Copy out the listing that follows exactly, dropping every picture.

* SUPPLIED INFORMATION *
** START **

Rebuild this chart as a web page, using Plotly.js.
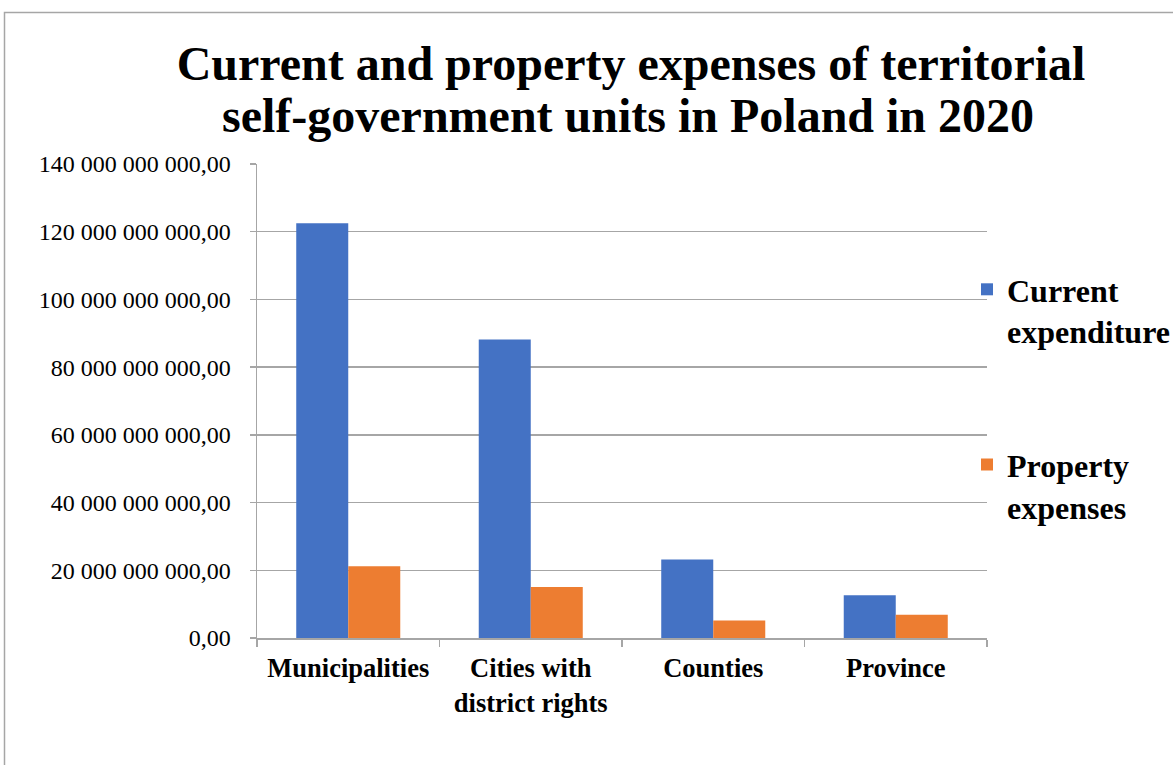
<!DOCTYPE html>
<html>
<head>
<meta charset="utf-8">
<script src="https://cdn.plot.ly/plotly-3.0.1.min.js"></script>
<style>html,body{margin:0;padding:0;background:#fff;}#chart{width:1173px;height:765px;}</style>
</head>
<body>
<div id="chart"></div>
<script>
const categories = ["Municipalities", "Cities with<br>district rights", "Counties", "Province"];
const currentExpenditure = [122500000000, 88200000000, 23200000000, 12600000000];
const propertyExpenses = [21200000000, 15100000000, 5200000000, 6900000000];
const seriesNames = ["Current<br>expenditure", "Property<br>expenses"];
const tickValues = [0, 20000000000, 40000000000, 60000000000, 80000000000, 100000000000, 120000000000, 140000000000];
const tickLabels = ["0,00", "20 000 000 000,00", "40 000 000 000,00", "60 000 000 000,00", "80 000 000 000,00", "100 000 000 000,00", "120 000 000 000,00", "140 000 000 000,00"];
const titleLines = ["Current and property expenses of territorial", "self-government units in Poland in 2020"];

const serif = "Liberation Serif, Times New Roman, serif";
const W = 1173, H = 765;
const L = 257, R = 987, T = 164, B = 638;
const px2x = p => (p - L) / (R - L);
const px2y = p => (B - p) / (B - T);
const titleFont = {family: serif, size: 48, weight: "bold", color: "#000000"};

const data = [
  {type: "bar", x: categories, y: currentExpenditure, name: seriesNames[0],
   marker: {color: "#4472C4"}, legendgroup: "a", hoverinfo: "y"},
  {type: "bar", x: categories, y: propertyExpenses, name: seriesNames[1],
   marker: {color: "#ED7D31"}, legendgroup: "b", hoverinfo: "y"}
];

const layout = {
  width: W, height: H,
  margin: {l: L, r: W - R, t: T, b: H - B, pad: 0, autoexpand: false},
  paper_bgcolor: "#ffffff", plot_bgcolor: "#ffffff",
  font: {family: serif, color: "#000000"},
  title: {
    text: titleLines[0],
    font: titleFont,
    xref: "container", x: 631 / W, xanchor: "center",
    yref: "container", y: 1 - 63 / H, yanchor: "middle",
    automargin: false
  },
  annotations: [{
    text: titleLines[1], font: titleFont, showarrow: false,
    xref: "paper", x: px2x(628), xanchor: "center",
    yref: "paper", y: px2y(116), yanchor: "middle"
  }],
  barmode: "group",
  bargap: 0.43,
  bargroupgap: 0,
  xaxis: {
    type: "category",
    tickson: "boundaries",
    ticks: "outside", ticklen: 7, tickcolor: "#a6a6a6", tickwidth: 1.5,
    showline: true, linecolor: "#a6a6a6", linewidth: 1.5,
    showgrid: false,
    tickfont: {family: serif, size: 26.5, weight: "bold", color: "#000000"},
    ticklabelstandoff: 6,
    automargin: false,
    fixedrange: true
  },
  yaxis: {
    range: [0, 140000000000],
    tickmode: "array", tickvals: tickValues, ticktext: tickLabels,
    ticks: "outside", ticklen: 6, tickcolor: "#a6a6a6", tickwidth: 1.5,
    showline: true, linecolor: "#a6a6a6", linewidth: 1.5,
    showgrid: true, gridcolor: "#a6a6a6", gridwidth: 1.5,
    zeroline: false,
    tickfont: {family: serif, size: 24, color: "#000000"},
    ticklabelstandoff: 14,
    automargin: false,
    fixedrange: true
  },
  legend: {
    x: px2x(967), xanchor: "left",
    y: px2y(262), yanchor: "top",
    traceorder: "grouped",
    tracegroupgap: 89,
    valign: "top",
    itemwidth: 30,
    font: {family: serif, size: 32, weight: "bold", color: "#000000"},
    bgcolor: "rgba(0,0,0,0)"
  },
  shapes: [{
    type: "rect", xref: "paper", yref: "paper",
    x0: px2x(4.5), x1: px2x(1200), y0: px2y(800), y1: px2y(12.5),
    line: {color: "#a6a6a6", width: 1.5}, fillcolor: "rgba(0,0,0,0)", layer: "below"
  }],
  showlegend: true
};

Plotly.newPlot("chart", data, layout, {displayModeBar: false, staticPlot: true});
</script>
</body>
</html>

** END **

* RESPONSE *
Rebuild this chart as a web page, using Plotly.js.
<!DOCTYPE html>
<html>
<head>
<meta charset="utf-8">
<script src="https://cdn.plot.ly/plotly-3.0.1.min.js"></script>
<style>html,body{margin:0;padding:0;background:#fff;}#chart{width:1173px;height:765px;}</style>
</head>
<body>
<div id="chart"></div>
<script>
const categories = ["Municipalities", "Cities with<br>district rights", "Counties", "Province"];
const currentExpenditure = [122500000000, 88200000000, 23200000000, 12600000000];
const propertyExpenses = [21200000000, 15100000000, 5200000000, 6900000000];
const seriesNames = ["Current<br>expenditure", "Property<br>expenses"];
const tickValues = [0, 20000000000, 40000000000, 60000000000, 80000000000, 100000000000, 120000000000, 140000000000];
const tickLabels = ["0,00", "20 000 000 000,00", "40 000 000 000,00", "60 000 000 000,00", "80 000 000 000,00", "100 000 000 000,00", "120 000 000 000,00", "140 000 000 000,00"];
const titleLines = ["Current and property expenses of territorial", "self-government units in Poland in 2020"];

const serif = "Liberation Serif, Times New Roman, serif";
const W = 1173, H = 765;
const L = 257, R = 987, T = 164, B = 638;
const px2x = p => (p - L) / (R - L);
const px2y = p => (B - p) / (B - T);
const titleFont = {family: serif, size: 48, weight: "bold", color: "#000000"};

const data = [
  {type: "bar", x: categories, y: currentExpenditure, name: seriesNames[0],
   marker: {color: "#4472C4"}, legendgroup: "a", hoverinfo: "y"},
  {type: "bar", x: categories, y: propertyExpenses, name: seriesNames[1],
   marker: {color: "#ED7D31"}, legendgroup: "b", hoverinfo: "y"}
];

const layout = {
  width: W, height: H,
  margin: {l: L, r: W - R, t: T, b: H - B, pad: 0, autoexpand: false},
  paper_bgcolor: "#ffffff", plot_bgcolor: "#ffffff",
  font: {family: serif, color: "#000000"},
  title: {
    text: titleLines[0],
    font: titleFont,
    xref: "container", x: 631 / W, xanchor: "center",
    yref: "container", y: 1 - 63 / H, yanchor: "middle",
    automargin: false
  },
  annotations: [{
    text: titleLines[1], font: titleFont, showarrow: false,
    xref: "paper", x: px2x(628), xanchor: "center",
    yref: "paper", y: px2y(116), yanchor: "middle"
  }],
  barmode: "group",
  bargap: 0.43,
  bargroupgap: 0,
  xaxis: {
    type: "category",
    tickson: "boundaries",
    ticks: "outside", ticklen: 7, tickcolor: "#a6a6a6", tickwidth: 1.5,
    showline: true, linecolor: "#a6a6a6", linewidth: 1.5,
    showgrid: false,
    tickfont: {family: serif, size: 26.5, weight: "bold", color: "#000000"},
    ticklabelstandoff: 6,
    automargin: false,
    fixedrange: true
  },
  yaxis: {
    range: [0, 140000000000],
    tickmode: "array", tickvals: tickValues, ticktext: tickLabels,
    ticks: "outside", ticklen: 6, tickcolor: "#a6a6a6", tickwidth: 1.5,
    showline: true, linecolor: "#a6a6a6", linewidth: 1.5,
    showgrid: true, gridcolor: "#a6a6a6", gridwidth: 1.5,
    zeroline: false,
    tickfont: {family: serif, size: 24, color: "#000000"},
    ticklabelstandoff: 14,
    automargin: false,
    fixedrange: true
  },
  legend: {
    x: px2x(967), xanchor: "left",
    y: px2y(262), yanchor: "top",
    traceorder: "grouped",
    tracegroupgap: 89,
    valign: "top",
    itemwidth: 30,
    font: {family: serif, size: 32, weight: "bold", color: "#000000"},
    bgcolor: "rgba(0,0,0,0)"
  },
  shapes: [{
    type: "rect", xref: "paper", yref: "paper",
    x0: px2x(4.5), x1: px2x(1200), y0: px2y(800), y1: px2y(12.5),
    line: {color: "#a6a6a6", width: 1.5}, fillcolor: "rgba(0,0,0,0)", layer: "below"
  }],
  showlegend: true
};

Plotly.newPlot("chart", data, layout, {displayModeBar: false, staticPlot: true});
</script>
</body>
</html>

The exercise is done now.